▶ _Available data_:
>> start

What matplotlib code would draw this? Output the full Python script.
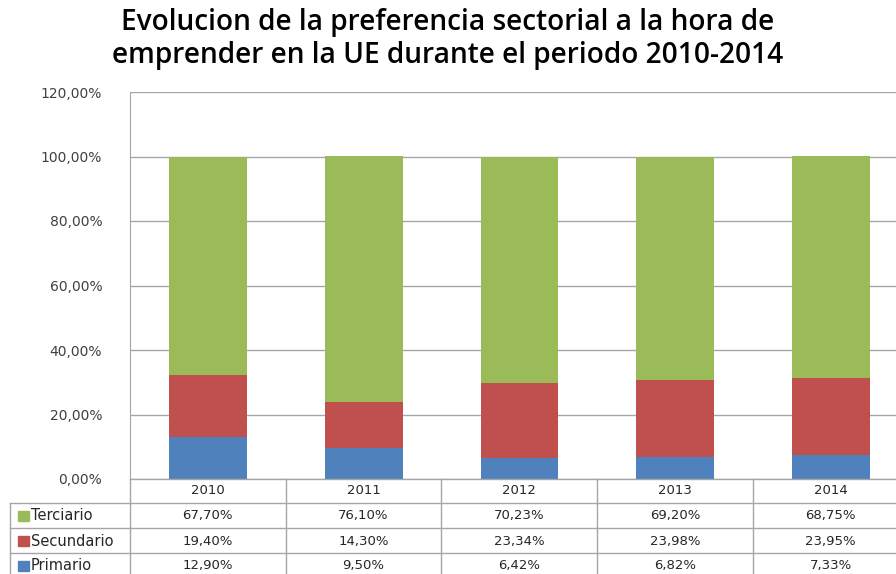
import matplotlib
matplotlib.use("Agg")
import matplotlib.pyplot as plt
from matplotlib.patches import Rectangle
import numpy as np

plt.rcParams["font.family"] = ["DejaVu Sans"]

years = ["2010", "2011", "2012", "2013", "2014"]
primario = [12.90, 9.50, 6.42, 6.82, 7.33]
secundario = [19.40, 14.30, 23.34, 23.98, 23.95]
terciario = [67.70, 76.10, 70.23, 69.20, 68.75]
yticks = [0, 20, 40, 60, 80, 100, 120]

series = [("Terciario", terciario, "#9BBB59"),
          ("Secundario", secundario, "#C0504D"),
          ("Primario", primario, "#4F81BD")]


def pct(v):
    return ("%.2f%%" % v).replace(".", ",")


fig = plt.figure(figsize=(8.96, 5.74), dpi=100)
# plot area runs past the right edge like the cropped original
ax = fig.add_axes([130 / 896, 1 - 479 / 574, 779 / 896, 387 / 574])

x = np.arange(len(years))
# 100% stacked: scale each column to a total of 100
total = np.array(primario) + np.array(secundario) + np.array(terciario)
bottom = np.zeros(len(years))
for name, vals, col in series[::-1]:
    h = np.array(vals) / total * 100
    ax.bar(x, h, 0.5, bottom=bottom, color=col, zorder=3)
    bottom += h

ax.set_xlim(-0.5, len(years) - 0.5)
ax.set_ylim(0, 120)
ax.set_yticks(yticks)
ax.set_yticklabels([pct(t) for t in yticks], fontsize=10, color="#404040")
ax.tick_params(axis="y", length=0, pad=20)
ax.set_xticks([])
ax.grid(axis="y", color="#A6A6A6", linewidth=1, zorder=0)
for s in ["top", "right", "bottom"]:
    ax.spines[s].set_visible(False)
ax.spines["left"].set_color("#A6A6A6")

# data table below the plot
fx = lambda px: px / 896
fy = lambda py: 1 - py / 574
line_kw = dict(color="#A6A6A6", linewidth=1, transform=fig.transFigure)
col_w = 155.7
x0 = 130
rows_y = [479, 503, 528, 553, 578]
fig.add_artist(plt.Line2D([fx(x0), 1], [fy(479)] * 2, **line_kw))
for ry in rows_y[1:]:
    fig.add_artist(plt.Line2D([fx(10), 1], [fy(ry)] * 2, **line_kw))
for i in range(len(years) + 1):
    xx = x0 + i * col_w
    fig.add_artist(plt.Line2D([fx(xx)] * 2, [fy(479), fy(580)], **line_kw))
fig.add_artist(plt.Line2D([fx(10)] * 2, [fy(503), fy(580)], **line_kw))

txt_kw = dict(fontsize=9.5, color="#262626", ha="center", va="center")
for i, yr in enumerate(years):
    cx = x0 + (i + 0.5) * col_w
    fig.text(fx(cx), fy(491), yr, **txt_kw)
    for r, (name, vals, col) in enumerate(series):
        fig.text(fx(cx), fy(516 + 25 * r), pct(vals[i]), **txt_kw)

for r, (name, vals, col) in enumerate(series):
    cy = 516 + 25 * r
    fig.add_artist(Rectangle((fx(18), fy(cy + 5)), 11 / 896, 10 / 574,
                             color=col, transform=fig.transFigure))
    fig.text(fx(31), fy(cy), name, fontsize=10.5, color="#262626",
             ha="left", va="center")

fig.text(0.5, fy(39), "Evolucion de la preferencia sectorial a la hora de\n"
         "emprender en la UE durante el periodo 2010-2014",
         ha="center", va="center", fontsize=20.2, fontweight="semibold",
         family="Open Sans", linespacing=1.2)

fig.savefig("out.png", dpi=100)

>> end

▶ _Given task_:
Copy the data exactly. Any picture it contains is to be omitted.

▶ _Final result_:
What matplotlib code would draw this? Output the full Python script.
import matplotlib
matplotlib.use("Agg")
import matplotlib.pyplot as plt
from matplotlib.patches import Rectangle
import numpy as np

plt.rcParams["font.family"] = ["DejaVu Sans"]

years = ["2010", "2011", "2012", "2013", "2014"]
primario = [12.90, 9.50, 6.42, 6.82, 7.33]
secundario = [19.40, 14.30, 23.34, 23.98, 23.95]
terciario = [67.70, 76.10, 70.23, 69.20, 68.75]
yticks = [0, 20, 40, 60, 80, 100, 120]

series = [("Terciario", terciario, "#9BBB59"),
          ("Secundario", secundario, "#C0504D"),
          ("Primario", primario, "#4F81BD")]


def pct(v):
    return ("%.2f%%" % v).replace(".", ",")


fig = plt.figure(figsize=(8.96, 5.74), dpi=100)
# plot area runs past the right edge like the cropped original
ax = fig.add_axes([130 / 896, 1 - 479 / 574, 779 / 896, 387 / 574])

x = np.arange(len(years))
# 100% stacked: scale each column to a total of 100
total = np.array(primario) + np.array(secundario) + np.array(terciario)
bottom = np.zeros(len(years))
for name, vals, col in series[::-1]:
    h = np.array(vals) / total * 100
    ax.bar(x, h, 0.5, bottom=bottom, color=col, zorder=3)
    bottom += h

ax.set_xlim(-0.5, len(years) - 0.5)
ax.set_ylim(0, 120)
ax.set_yticks(yticks)
ax.set_yticklabels([pct(t) for t in yticks], fontsize=10, color="#404040")
ax.tick_params(axis="y", length=0, pad=20)
ax.set_xticks([])
ax.grid(axis="y", color="#A6A6A6", linewidth=1, zorder=0)
for s in ["top", "right", "bottom"]:
    ax.spines[s].set_visible(False)
ax.spines["left"].set_color("#A6A6A6")

# data table below the plot
fx = lambda px: px / 896
fy = lambda py: 1 - py / 574
line_kw = dict(color="#A6A6A6", linewidth=1, transform=fig.transFigure)
col_w = 155.7
x0 = 130
rows_y = [479, 503, 528, 553, 578]
fig.add_artist(plt.Line2D([fx(x0), 1], [fy(479)] * 2, **line_kw))
for ry in rows_y[1:]:
    fig.add_artist(plt.Line2D([fx(10), 1], [fy(ry)] * 2, **line_kw))
for i in range(len(years) + 1):
    xx = x0 + i * col_w
    fig.add_artist(plt.Line2D([fx(xx)] * 2, [fy(479), fy(580)], **line_kw))
fig.add_artist(plt.Line2D([fx(10)] * 2, [fy(503), fy(580)], **line_kw))

txt_kw = dict(fontsize=9.5, color="#262626", ha="center", va="center")
for i, yr in enumerate(years):
    cx = x0 + (i + 0.5) * col_w
    fig.text(fx(cx), fy(491), yr, **txt_kw)
    for r, (name, vals, col) in enumerate(series):
        fig.text(fx(cx), fy(516 + 25 * r), pct(vals[i]), **txt_kw)

for r, (name, vals, col) in enumerate(series):
    cy = 516 + 25 * r
    fig.add_artist(Rectangle((fx(18), fy(cy + 5)), 11 / 896, 10 / 574,
                             color=col, transform=fig.transFigure))
    fig.text(fx(31), fy(cy), name, fontsize=10.5, color="#262626",
             ha="left", va="center")

fig.text(0.5, fy(39), "Evolucion de la preferencia sectorial a la hora de\n"
         "emprender en la UE durante el periodo 2010-2014",
         ha="center", va="center", fontsize=20.2, fontweight="semibold",
         family="Open Sans", linespacing=1.2)

fig.savefig("out.png", dpi=100)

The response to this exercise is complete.